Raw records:
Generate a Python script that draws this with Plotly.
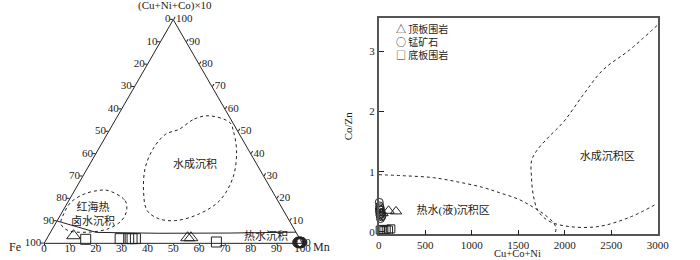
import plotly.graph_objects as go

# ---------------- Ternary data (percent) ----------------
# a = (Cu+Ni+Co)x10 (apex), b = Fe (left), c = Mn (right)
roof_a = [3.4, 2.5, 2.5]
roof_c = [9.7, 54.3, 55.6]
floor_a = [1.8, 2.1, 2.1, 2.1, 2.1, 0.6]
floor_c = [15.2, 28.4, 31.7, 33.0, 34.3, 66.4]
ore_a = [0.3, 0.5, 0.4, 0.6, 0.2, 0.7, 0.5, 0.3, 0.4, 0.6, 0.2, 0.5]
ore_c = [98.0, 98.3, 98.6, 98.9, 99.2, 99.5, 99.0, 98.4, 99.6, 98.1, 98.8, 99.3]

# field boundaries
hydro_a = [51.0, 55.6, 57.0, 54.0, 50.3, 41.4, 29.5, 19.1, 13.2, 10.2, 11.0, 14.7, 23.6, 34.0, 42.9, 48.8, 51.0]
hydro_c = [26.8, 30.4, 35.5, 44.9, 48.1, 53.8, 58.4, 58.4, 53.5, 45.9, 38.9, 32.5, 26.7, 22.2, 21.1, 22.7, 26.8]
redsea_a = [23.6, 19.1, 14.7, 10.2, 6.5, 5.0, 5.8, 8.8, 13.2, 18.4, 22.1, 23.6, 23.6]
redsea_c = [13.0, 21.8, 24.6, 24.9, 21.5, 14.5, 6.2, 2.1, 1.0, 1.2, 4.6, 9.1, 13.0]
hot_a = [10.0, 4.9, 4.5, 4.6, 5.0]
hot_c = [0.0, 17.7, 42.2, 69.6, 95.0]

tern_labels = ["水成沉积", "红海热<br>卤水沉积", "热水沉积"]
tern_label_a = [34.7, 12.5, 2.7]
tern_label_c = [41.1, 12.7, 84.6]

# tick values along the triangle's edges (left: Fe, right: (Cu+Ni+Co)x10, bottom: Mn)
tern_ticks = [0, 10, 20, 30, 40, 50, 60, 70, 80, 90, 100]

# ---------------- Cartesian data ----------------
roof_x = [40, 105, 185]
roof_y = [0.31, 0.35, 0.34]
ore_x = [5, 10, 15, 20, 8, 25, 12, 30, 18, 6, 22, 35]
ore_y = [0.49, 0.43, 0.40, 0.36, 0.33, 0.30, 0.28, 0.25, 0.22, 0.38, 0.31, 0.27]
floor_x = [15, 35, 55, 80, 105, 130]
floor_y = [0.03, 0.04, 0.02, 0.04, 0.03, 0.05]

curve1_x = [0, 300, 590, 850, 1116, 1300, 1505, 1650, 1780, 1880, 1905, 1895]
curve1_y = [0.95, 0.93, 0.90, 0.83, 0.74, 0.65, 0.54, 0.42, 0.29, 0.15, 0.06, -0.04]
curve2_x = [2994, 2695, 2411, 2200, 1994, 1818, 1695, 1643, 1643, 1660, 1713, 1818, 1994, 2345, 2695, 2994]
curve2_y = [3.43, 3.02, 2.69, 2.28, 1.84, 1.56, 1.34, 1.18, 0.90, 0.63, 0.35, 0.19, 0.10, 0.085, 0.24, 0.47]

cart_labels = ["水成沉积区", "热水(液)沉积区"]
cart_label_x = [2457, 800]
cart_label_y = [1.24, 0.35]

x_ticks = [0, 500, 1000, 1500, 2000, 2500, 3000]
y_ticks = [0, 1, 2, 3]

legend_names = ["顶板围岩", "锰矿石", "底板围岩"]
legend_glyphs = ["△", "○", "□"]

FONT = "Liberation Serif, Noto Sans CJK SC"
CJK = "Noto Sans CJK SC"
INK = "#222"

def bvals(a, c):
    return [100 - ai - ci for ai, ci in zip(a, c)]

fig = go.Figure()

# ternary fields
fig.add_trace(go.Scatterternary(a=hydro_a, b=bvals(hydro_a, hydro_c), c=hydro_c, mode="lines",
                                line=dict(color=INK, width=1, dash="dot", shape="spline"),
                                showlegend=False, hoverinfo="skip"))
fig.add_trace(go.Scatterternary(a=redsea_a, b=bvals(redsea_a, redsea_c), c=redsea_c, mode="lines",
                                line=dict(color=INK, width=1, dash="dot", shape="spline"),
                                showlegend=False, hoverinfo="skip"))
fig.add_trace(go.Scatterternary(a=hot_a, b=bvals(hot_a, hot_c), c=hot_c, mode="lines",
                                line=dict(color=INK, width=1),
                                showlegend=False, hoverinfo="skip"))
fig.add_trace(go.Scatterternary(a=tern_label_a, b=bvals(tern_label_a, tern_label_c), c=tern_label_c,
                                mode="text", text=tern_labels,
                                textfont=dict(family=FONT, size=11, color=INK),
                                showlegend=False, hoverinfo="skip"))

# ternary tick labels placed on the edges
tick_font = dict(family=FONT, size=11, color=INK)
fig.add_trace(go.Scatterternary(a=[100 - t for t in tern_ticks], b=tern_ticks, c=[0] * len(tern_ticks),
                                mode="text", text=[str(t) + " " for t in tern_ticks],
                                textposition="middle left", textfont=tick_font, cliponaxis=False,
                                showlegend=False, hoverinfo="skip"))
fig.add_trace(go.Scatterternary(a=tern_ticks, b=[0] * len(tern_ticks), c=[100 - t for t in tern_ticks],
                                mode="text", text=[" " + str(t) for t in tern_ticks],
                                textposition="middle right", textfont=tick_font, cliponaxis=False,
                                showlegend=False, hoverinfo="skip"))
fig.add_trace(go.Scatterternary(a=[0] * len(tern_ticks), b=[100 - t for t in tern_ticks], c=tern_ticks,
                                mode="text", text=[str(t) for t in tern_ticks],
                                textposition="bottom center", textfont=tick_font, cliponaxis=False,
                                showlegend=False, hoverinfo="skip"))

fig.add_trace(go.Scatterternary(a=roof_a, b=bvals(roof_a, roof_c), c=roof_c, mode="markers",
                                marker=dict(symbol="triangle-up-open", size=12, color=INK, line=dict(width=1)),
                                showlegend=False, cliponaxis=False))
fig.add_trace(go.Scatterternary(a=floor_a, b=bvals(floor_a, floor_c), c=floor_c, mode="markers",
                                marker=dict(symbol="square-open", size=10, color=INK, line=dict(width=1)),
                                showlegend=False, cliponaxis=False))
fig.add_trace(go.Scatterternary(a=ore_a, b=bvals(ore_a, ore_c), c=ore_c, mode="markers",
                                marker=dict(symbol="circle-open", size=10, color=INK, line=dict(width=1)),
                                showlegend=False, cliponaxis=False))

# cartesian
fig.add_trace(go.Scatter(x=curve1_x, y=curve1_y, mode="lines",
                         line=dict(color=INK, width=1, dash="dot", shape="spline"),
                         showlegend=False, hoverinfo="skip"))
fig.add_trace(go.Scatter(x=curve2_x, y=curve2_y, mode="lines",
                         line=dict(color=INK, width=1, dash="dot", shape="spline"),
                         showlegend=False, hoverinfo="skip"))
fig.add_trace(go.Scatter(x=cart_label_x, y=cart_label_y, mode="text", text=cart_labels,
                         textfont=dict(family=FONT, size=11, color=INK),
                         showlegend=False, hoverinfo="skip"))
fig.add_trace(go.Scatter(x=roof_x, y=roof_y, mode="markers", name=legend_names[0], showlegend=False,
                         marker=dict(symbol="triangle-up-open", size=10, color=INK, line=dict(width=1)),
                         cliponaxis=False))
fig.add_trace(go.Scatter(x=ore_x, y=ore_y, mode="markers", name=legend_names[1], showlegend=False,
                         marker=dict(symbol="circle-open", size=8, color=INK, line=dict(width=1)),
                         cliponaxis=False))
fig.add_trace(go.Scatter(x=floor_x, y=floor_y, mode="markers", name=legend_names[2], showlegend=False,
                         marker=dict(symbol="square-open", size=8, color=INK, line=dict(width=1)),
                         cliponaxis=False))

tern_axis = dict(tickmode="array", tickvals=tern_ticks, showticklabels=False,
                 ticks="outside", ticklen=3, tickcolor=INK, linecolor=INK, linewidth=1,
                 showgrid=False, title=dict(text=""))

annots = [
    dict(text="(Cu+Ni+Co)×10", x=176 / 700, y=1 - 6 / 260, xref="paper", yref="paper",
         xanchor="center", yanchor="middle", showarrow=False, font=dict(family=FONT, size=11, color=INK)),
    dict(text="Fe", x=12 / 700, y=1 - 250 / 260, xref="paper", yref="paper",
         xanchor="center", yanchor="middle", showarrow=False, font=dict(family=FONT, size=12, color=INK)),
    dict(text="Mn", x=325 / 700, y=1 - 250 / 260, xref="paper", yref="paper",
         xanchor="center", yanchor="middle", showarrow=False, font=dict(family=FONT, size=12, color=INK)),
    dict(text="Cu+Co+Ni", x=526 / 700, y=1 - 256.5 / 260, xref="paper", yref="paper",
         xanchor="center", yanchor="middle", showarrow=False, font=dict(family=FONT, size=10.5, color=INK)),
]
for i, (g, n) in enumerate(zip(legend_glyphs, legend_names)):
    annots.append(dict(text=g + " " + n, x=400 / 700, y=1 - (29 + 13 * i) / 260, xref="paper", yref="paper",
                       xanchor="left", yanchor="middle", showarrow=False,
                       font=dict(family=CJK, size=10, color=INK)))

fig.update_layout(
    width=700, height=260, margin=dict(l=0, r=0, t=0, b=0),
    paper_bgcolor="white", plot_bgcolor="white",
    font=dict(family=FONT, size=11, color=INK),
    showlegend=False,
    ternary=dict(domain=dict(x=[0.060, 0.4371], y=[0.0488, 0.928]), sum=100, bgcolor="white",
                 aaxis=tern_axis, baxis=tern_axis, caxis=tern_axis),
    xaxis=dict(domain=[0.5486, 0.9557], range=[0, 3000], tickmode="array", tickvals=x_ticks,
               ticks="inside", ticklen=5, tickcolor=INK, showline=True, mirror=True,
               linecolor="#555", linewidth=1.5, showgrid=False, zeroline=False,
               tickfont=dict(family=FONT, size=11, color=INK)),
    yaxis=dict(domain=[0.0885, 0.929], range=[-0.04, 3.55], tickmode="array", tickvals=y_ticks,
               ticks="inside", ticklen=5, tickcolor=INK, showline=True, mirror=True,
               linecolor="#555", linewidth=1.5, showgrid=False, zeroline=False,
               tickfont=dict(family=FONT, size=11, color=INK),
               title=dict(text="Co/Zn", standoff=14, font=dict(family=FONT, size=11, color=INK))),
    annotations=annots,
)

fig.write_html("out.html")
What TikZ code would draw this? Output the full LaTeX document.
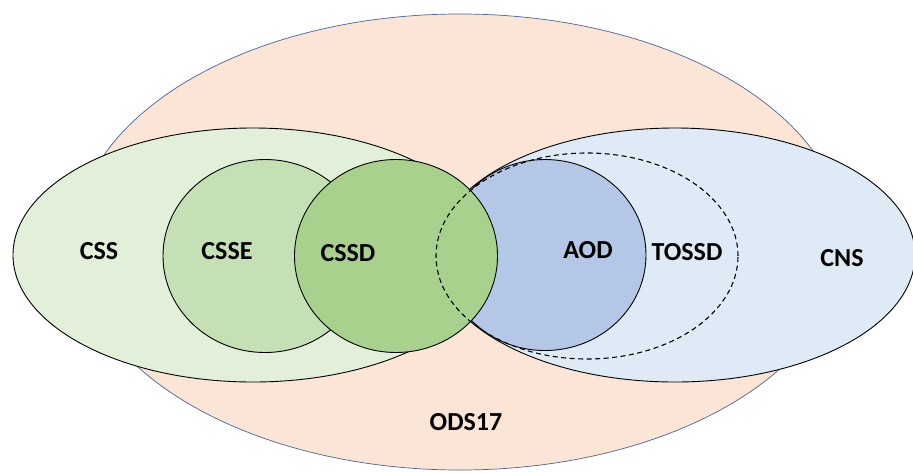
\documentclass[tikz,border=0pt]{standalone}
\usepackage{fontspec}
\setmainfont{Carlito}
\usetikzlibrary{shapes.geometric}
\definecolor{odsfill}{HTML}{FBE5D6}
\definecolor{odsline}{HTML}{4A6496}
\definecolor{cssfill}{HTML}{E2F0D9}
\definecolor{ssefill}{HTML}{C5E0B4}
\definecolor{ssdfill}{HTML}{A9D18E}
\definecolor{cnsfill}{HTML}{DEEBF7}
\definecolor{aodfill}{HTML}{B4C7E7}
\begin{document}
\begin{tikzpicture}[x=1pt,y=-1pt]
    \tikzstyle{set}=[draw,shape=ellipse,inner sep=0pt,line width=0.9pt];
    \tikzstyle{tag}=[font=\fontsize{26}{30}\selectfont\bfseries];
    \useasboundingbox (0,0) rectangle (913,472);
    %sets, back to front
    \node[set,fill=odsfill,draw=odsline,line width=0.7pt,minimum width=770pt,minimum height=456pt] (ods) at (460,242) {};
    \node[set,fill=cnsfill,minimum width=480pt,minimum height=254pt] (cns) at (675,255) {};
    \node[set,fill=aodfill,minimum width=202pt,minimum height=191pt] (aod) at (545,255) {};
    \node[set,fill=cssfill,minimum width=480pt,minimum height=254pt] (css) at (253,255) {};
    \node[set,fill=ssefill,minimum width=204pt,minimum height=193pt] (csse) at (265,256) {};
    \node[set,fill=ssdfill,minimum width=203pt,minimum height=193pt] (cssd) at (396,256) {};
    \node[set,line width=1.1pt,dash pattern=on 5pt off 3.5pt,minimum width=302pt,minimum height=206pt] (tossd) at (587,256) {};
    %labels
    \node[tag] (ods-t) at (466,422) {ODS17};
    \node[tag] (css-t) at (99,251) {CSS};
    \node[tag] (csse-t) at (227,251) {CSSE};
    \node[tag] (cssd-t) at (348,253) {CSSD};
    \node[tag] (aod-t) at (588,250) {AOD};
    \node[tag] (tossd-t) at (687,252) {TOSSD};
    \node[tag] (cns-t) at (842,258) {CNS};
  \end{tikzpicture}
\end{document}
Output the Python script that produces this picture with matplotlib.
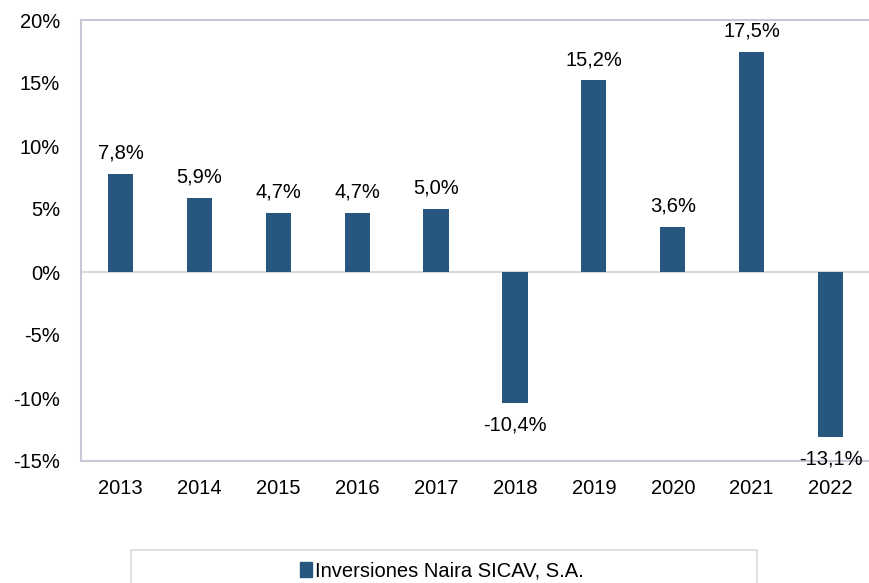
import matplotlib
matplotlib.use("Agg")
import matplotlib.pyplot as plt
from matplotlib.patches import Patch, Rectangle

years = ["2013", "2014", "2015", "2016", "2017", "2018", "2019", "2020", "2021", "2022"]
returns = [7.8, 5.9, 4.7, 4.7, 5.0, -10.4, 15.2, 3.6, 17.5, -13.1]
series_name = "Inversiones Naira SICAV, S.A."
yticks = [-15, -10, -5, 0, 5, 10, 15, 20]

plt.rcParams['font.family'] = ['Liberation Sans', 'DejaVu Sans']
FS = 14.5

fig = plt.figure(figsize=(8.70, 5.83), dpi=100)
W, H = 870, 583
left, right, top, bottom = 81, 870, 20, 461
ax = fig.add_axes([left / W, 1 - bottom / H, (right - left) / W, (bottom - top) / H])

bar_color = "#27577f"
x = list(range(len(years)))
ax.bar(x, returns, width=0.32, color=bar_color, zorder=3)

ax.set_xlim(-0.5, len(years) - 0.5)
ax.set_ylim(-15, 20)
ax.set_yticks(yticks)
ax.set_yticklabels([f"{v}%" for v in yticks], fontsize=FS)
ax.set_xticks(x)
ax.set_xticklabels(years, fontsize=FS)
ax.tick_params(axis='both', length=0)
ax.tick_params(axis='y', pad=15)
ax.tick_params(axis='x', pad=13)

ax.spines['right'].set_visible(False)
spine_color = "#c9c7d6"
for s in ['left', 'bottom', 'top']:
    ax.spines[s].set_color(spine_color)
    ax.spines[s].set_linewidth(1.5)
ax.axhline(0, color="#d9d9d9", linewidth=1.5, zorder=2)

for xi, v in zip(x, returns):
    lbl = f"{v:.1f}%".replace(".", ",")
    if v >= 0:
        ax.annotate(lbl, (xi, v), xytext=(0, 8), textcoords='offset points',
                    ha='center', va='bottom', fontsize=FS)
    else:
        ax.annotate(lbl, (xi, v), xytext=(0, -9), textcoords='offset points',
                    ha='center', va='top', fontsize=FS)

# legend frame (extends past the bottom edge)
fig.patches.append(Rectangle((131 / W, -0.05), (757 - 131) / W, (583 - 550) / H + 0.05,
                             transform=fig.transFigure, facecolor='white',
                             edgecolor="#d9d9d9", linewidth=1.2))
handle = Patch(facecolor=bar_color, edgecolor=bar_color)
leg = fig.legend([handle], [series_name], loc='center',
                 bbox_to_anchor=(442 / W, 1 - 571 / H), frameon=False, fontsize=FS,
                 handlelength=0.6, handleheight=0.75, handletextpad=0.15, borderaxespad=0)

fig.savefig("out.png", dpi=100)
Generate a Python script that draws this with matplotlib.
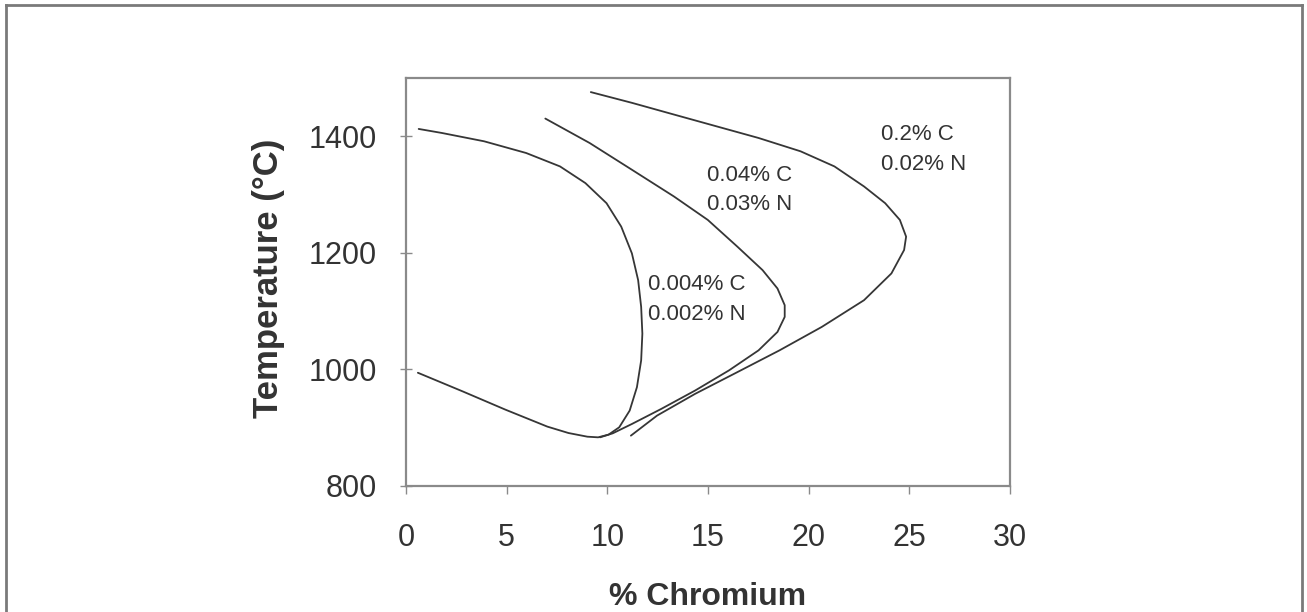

TASK REQUIREMENTS:
From the records above, copy only the lines running from the line holding "Output the Python" through the line holding "ax.tick_params(axis='x', pad=13)", with no pictures.

TASK RESULT:
Output the Python script that produces this picture with matplotlib.
import matplotlib
matplotlib.use("Agg")
import matplotlib.pyplot as plt
from matplotlib.patches import Patch, Rectangle

years = ["2013", "2014", "2015", "2016", "2017", "2018", "2019", "2020", "2021", "2022"]
returns = [7.8, 5.9, 4.7, 4.7, 5.0, -10.4, 15.2, 3.6, 17.5, -13.1]
series_name = "Inversiones Naira SICAV, S.A."
yticks = [-15, -10, -5, 0, 5, 10, 15, 20]

plt.rcParams['font.family'] = ['Liberation Sans', 'DejaVu Sans']
FS = 14.5

fig = plt.figure(figsize=(8.70, 5.83), dpi=100)
W, H = 870, 583
left, right, top, bottom = 81, 870, 20, 461
ax = fig.add_axes([left / W, 1 - bottom / H, (right - left) / W, (bottom - top) / H])

bar_color = "#27577f"
x = list(range(len(years)))
ax.bar(x, returns, width=0.32, color=bar_color, zorder=3)

ax.set_xlim(-0.5, len(years) - 0.5)
ax.set_ylim(-15, 20)
ax.set_yticks(yticks)
ax.set_yticklabels([f"{v}%" for v in yticks], fontsize=FS)
ax.set_xticks(x)
ax.set_xticklabels(years, fontsize=FS)
ax.tick_params(axis='both', length=0)
ax.tick_params(axis='y', pad=15)
ax.tick_params(axis='x', pad=13)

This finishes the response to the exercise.